(Input for this task)
━━━━━━━━━━

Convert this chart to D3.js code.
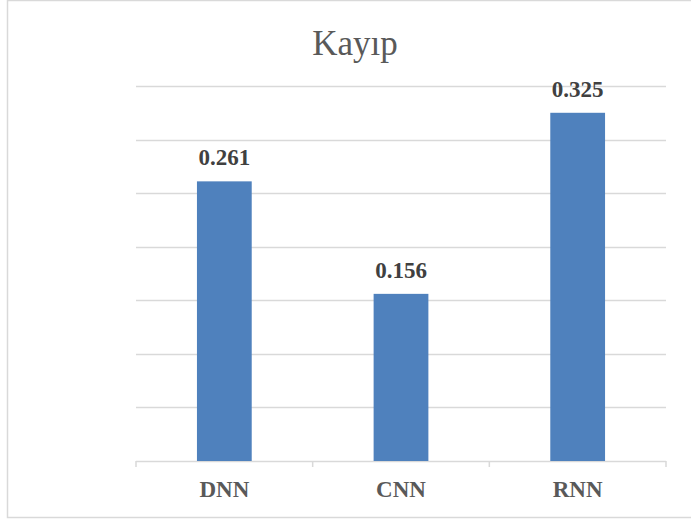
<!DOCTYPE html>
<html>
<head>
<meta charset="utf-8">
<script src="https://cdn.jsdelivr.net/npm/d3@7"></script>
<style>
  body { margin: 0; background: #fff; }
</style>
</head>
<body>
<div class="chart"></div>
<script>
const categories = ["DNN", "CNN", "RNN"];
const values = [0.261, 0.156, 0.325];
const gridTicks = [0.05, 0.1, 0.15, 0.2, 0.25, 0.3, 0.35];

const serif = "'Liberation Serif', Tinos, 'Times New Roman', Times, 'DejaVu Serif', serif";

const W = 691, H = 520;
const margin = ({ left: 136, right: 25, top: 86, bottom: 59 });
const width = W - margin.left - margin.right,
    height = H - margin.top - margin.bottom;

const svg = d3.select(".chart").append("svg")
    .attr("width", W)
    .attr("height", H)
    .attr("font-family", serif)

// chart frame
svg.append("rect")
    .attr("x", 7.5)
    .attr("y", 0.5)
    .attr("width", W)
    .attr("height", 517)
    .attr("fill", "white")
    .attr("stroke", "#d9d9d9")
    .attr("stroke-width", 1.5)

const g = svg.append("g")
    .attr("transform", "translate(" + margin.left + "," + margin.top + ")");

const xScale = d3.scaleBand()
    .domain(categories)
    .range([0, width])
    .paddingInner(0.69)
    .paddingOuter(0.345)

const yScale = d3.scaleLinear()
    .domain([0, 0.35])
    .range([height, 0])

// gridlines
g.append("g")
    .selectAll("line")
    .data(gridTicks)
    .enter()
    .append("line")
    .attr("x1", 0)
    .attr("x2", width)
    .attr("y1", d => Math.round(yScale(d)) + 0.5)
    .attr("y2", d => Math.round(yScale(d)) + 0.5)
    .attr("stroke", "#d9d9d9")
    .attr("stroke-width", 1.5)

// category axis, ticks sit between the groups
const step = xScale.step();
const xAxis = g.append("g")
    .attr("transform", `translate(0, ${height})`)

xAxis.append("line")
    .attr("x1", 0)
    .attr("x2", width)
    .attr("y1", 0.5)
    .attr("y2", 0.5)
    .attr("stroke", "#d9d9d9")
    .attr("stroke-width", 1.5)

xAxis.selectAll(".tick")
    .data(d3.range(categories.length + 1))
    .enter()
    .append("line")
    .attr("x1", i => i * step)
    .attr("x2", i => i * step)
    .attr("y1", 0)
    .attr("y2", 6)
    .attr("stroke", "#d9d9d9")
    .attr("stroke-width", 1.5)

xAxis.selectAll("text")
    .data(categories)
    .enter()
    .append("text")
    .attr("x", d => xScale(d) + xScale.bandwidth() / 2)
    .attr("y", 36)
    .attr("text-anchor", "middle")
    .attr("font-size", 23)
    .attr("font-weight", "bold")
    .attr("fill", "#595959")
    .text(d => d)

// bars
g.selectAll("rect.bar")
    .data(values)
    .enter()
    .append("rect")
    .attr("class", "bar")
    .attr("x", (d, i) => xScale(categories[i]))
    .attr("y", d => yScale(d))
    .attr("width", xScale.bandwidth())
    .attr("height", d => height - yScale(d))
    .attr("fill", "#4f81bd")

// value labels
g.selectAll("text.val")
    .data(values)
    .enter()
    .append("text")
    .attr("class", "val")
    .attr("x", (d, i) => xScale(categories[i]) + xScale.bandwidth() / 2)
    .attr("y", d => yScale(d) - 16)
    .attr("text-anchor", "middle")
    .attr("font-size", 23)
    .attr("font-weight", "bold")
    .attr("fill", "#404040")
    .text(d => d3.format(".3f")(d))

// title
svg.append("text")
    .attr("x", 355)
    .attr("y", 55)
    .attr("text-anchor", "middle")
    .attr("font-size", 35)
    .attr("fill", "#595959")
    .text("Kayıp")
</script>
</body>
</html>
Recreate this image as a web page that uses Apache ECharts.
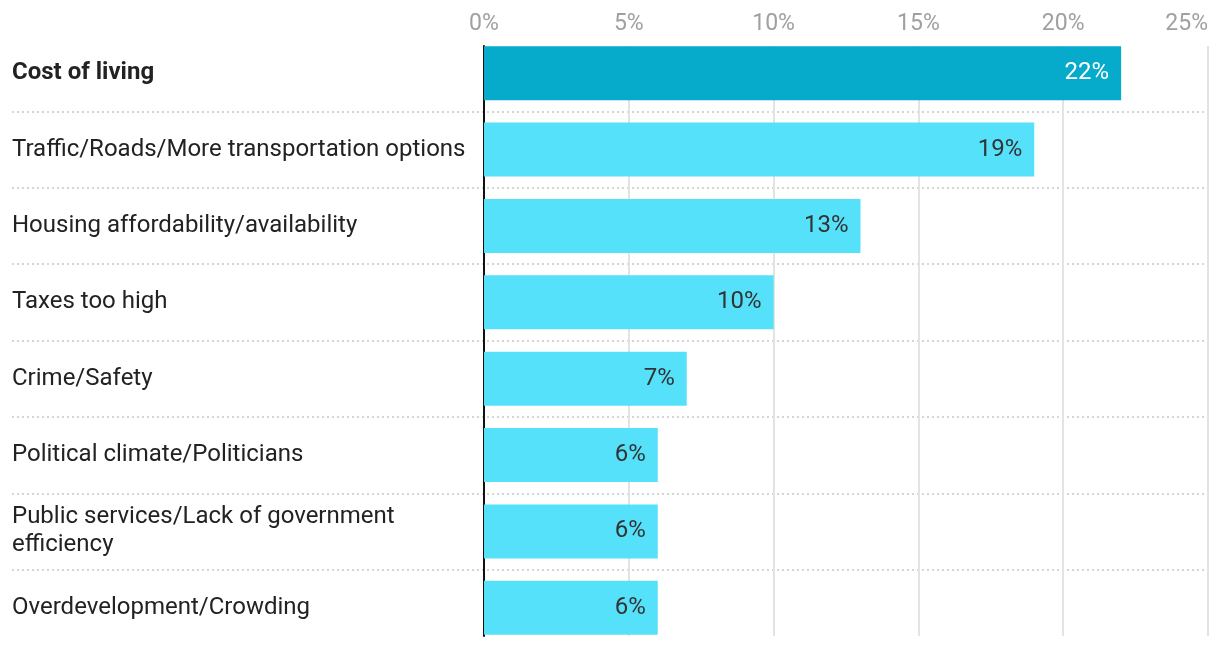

━━━━━━━━━━

(Work instructions) Send back the data above word for word, with the pictures left out.

(Output)
Convert this chart to D3.js code.
<!DOCTYPE html>
<html>
<head>
<meta charset="utf-8">
<script src="https://cdn.jsdelivr.net/npm/d3@7"></script>
<style>
  body { margin: 0; background: #fff; }
</style>
</head>
<body>
<div class="chart"></div>
<script>
const categories = ["DNN", "CNN", "RNN"];
const values = [0.261, 0.156, 0.325];
const gridTicks = [0.05, 0.1, 0.15, 0.2, 0.25, 0.3, 0.35];

const serif = "'Liberation Serif', Tinos, 'Times New Roman', Times, 'DejaVu Serif', serif";

const W = 691, H = 520;
const margin = ({ left: 136, right: 25, top: 86, bottom: 59 });
const width = W - margin.left - margin.right,
    height = H - margin.top - margin.bottom;

const svg = d3.select(".chart").append("svg")
    .attr("width", W)
    .attr("height", H)
    .attr("font-family", serif)

// chart frame
svg.append("rect")
    .attr("x", 7.5)
    .attr("y", 0.5)
    .attr("width", W)
    .attr("height", 517)
    .attr("fill", "white")
    .attr("stroke", "#d9d9d9")
    .attr("stroke-width", 1.5)

const g = svg.append("g")
    .attr("transform", "translate(" + margin.left + "," + margin.top + ")");

const xScale = d3.scaleBand()
    .domain(categories)
    .range([0, width])
    .paddingInner(0.69)
    .paddingOuter(0.345)

const yScale = d3.scaleLinear()
    .domain([0, 0.35])
    .range([height, 0])

// gridlines
g.append("g")
    .selectAll("line")
    .data(gridTicks)
    .enter()
    .append("line")
    .attr("x1", 0)
    .attr("x2", width)
    .attr("y1", d => Math.round(yScale(d)) + 0.5)
    .attr("y2", d => Math.round(yScale(d)) + 0.5)
    .attr("stroke", "#d9d9d9")
    .attr("stroke-width", 1.5)

// category axis, ticks sit between the groups
const step = xScale.step();
const xAxis = g.append("g")
    .attr("transform", `translate(0, ${height})`)

xAxis.append("line")
    .attr("x1", 0)
    .attr("x2", width)
    .attr("y1", 0.5)
    .attr("y2", 0.5)
    .attr("stroke", "#d9d9d9")
    .attr("stroke-width", 1.5)

xAxis.selectAll(".tick")
    .data(d3.range(categories.length + 1))
    .enter()
    .append("line")
    .attr("x1", i => i * step)
    .attr("x2", i => i * step)
    .attr("y1", 0)
    .attr("y2", 6)
    .attr("stroke", "#d9d9d9")
    .attr("stroke-width", 1.5)

xAxis.selectAll("text")
    .data(categories)
    .enter()
    .append("text")
    .attr("x", d => xScale(d) + xScale.bandwidth() / 2)
    .attr("y", 36)
    .attr("text-anchor", "middle")
    .attr("font-size", 23)
    .attr("font-weight", "bold")
    .attr("fill", "#595959")
    .text(d => d)

// bars
g.selectAll("rect.bar")
    .data(values)
    .enter()
    .append("rect")
    .attr("class", "bar")
    .attr("x", (d, i) => xScale(categories[i]))
    .attr("y", d => yScale(d))
    .attr("width", xScale.bandwidth())
    .attr("height", d => height - yScale(d))
    .attr("fill", "#4f81bd")

// value labels
g.selectAll("text.val")
    .data(values)
    .enter()
    .append("text")
    .attr("class", "val")
    .attr("x", (d, i) => xScale(categories[i]) + xScale.bandwidth() / 2)
    .attr("y", d => yScale(d) - 16)
    .attr("text-anchor", "middle")
    .attr("font-size", 23)
    .attr("font-weight", "bold")
    .attr("fill", "#404040")
    .text(d => d3.format(".3f")(d))

// title
svg.append("text")
    .attr("x", 355)
    .attr("y", 55)
    .attr("text-anchor", "middle")
    .attr("font-size", 35)
    .attr("fill", "#595959")
    .text("Kayıp")
</script>
</body>
</html>
Recreate this image as a web page that uses Apache ECharts.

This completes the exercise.